Trendy jesień-zima 2021: te nakrycia głowy królowały na wybiegach!
Fedora w klimacie disco, stare Hollywood czy beret w wersji Danmark? Wybrałyśmy najmodniejsze nakrycia głowy nadchodzących miesięcy — założycie je zarówno na stok, jak i do klubu.
- Zuzanna Lepczak
Kominiarki
Miuccia Prada, przy okazji najnowszej kolekcji Miu Miu, zabrała nas w podróż do włoskich Alp. Ośnieżone stoki zamieniły się w wybieg dla modelek ubranych w pastelowe, pikowane kurtki, futrzaste buty i …. kominiarki. Wychodząc z domu zdarza Ci się zapomnieć o maseczce? Projektantka ma dla Ciebie idealne rozwiązanie - dzianinowy materiał zakrywa też usta. Pani Prada zadbała o najmniejszy detal. Do czapki zaprojektowała pasujący szalik, który kontrastuje z sukienkami w stylu slip dress. Obecność kominiarek na wybiegu Vetements nikogo nie dziwi. Założyciel marki, Demna Gvasalia, znany jest z promowania estetyki Europy Wschodniej. Tym razem czarne, postrzępione nakrycia głowy, zestawił z asymetryczną, koronkową spódnicą i lekko za dużym t-shirtem z napisem ,,Think while it’s still legal”.
Chustki
Nosiła je Audrey Hepburn, Grace Kell czy nawet sama Królowa Elżbieta II. Mowa tu o najmodniejszym dodatku lat 50. – chustce na głowę. W tym sezonie lansuje ją Maria Grazia Churi na jesiennym wybiegu Christiana Diora.
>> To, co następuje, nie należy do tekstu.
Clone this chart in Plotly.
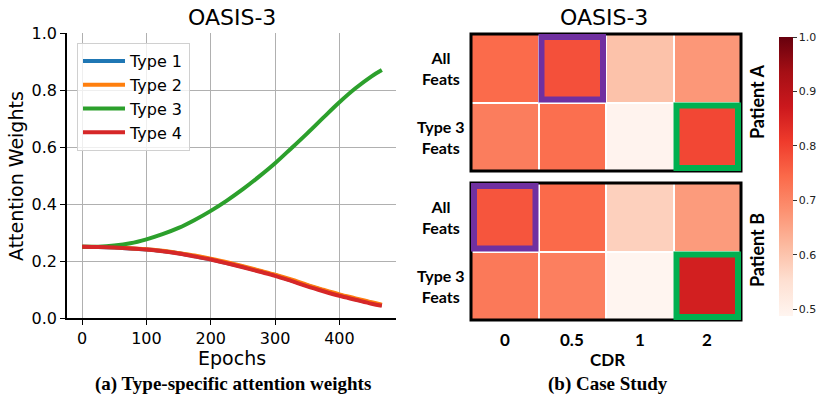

Proponuje biało-granatowy szalik w monogram Dior, w wersji do biura zestawiony z grafitowymi spodniami w kant, białą koszulą i wypolerowanymi mokasynami. Druga opcja przypomina bardziej styl gwiazd Old Hollywood, dzięki eleganckiemu płaszczowi do kostek i chustce w kontrastowym, żółtym kolorze.
Czapki z daszkiem
Ciemne okulary i czapka bejsbolówka to odwieczny uniform gwiazd, które chowają się przed paparazzi. W tym sezonie projektanci postanowili pokazać, że to zestawienie może sprawdzić się również w wersji high fashion. U Courrèges bejsbolówka pojawiła się w wersji eleganckiej, w parze z mini z odważnym wycięciem na brzuchu, kozakami za kolano i obowiązkowo długimi kolczykami. Balenciaga proponuje bardziej streetwearową opcję - czerwona czapka z daszkiem, neonowa kurtka robocza i buty, przypominające zbroję.
Kapelusze
Mogą się wydawać najbardziej oczywistą opcją. Virginia Viard u Chanel zadbała o to, żeby pokazać je z zupełnie od nieznanej strony. Po latach pokazów w legendarnym Grand Palais, projektantka przeniosła swoje show do nocnego klubu. Nic więc dziwnego, że czarny kapelusz typu fedora zestawiła z luźnymi spodniami ozdobionymi, błyszczącymi się kryształami. Całość dopełniło biało-czarne futro w wersji XL. Na tym jednak nie koniec. Kolejna modelka wyszła w metalicznym złotym płaszczu przełamanym ciemnymi dodatkami - tej jesieni tak nosimy się w klubach!
Berety
Pisząc o klasykach, nie można nie wspomnieć o beretach. Kiedyś kojarzone z ponadczasową francuską elegancją, teraz królowały w kolekcjach duńskich projektantów. Henrik Vibskov zaprojektował je z lekkim przymrużeniem oka - czubek beretu ozdobił dużym pomponem. Ganni natomiast pokazał go w wersji bardziej stonowanej, ale za to eleganckiej. Jasnoróżowe nakrycie głowy połączył ze spodniami z brązowej skóry, t-shirtem i koszulą w paski.